Print the first line of the material below and each line after it, exactly as written, ending with the line that contains "fontsize=17, ha='left', va='center')".

— START OF Recorded information —

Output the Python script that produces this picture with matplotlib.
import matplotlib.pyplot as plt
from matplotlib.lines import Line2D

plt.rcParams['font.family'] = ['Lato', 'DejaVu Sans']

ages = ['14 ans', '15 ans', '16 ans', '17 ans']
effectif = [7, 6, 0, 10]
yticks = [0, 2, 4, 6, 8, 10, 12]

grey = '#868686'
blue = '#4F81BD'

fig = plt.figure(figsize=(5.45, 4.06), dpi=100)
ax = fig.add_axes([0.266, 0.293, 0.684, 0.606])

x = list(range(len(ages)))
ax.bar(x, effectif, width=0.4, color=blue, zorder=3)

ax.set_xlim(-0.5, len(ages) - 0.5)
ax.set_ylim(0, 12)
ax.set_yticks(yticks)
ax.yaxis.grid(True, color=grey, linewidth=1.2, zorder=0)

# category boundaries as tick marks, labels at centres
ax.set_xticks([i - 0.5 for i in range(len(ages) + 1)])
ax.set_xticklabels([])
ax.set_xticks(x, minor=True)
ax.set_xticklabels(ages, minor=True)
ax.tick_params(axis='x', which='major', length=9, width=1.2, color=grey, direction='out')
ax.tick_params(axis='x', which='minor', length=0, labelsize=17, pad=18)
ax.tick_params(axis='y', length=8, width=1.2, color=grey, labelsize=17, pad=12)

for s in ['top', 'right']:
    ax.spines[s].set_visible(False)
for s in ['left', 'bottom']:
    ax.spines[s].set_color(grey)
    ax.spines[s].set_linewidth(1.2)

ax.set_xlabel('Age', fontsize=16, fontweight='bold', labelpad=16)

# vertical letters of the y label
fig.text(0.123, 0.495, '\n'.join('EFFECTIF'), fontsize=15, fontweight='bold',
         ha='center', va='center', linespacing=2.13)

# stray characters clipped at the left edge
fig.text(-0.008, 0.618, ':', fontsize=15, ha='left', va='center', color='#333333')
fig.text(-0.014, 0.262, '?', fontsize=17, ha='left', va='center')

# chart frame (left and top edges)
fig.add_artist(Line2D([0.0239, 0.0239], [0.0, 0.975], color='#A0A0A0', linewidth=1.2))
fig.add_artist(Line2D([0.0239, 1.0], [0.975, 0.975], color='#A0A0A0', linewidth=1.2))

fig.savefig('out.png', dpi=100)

— END OF Recorded information —

# Completed task
Output the Python script that produces this picture with matplotlib.
import matplotlib.pyplot as plt
from matplotlib.lines import Line2D

plt.rcParams['font.family'] = ['Lato', 'DejaVu Sans']

ages = ['14 ans', '15 ans', '16 ans', '17 ans']
effectif = [7, 6, 0, 10]
yticks = [0, 2, 4, 6, 8, 10, 12]

grey = '#868686'
blue = '#4F81BD'

fig = plt.figure(figsize=(5.45, 4.06), dpi=100)
ax = fig.add_axes([0.266, 0.293, 0.684, 0.606])

x = list(range(len(ages)))
ax.bar(x, effectif, width=0.4, color=blue, zorder=3)

ax.set_xlim(-0.5, len(ages) - 0.5)
ax.set_ylim(0, 12)
ax.set_yticks(yticks)
ax.yaxis.grid(True, color=grey, linewidth=1.2, zorder=0)

# category boundaries as tick marks, labels at centres
ax.set_xticks([i - 0.5 for i in range(len(ages) + 1)])
ax.set_xticklabels([])
ax.set_xticks(x, minor=True)
ax.set_xticklabels(ages, minor=True)
ax.tick_params(axis='x', which='major', length=9, width=1.2, color=grey, direction='out')
ax.tick_params(axis='x', which='minor', length=0, labelsize=17, pad=18)
ax.tick_params(axis='y', length=8, width=1.2, color=grey, labelsize=17, pad=12)

for s in ['top', 'right']:
    ax.spines[s].set_visible(False)
for s in ['left', 'bottom']:
    ax.spines[s].set_color(grey)
    ax.spines[s].set_linewidth(1.2)

ax.set_xlabel('Age', fontsize=16, fontweight='bold', labelpad=16)

# vertical letters of the y label
fig.text(0.123, 0.495, '\n'.join('EFFECTIF'), fontsize=15, fontweight='bold',
         ha='center', va='center', linespacing=2.13)

# stray characters clipped at the left edge
fig.text(-0.008, 0.618, ':', fontsize=15, ha='left', va='center', color='#333333')
fig.text(-0.014, 0.262, '?', fontsize=17, ha='left', va='center')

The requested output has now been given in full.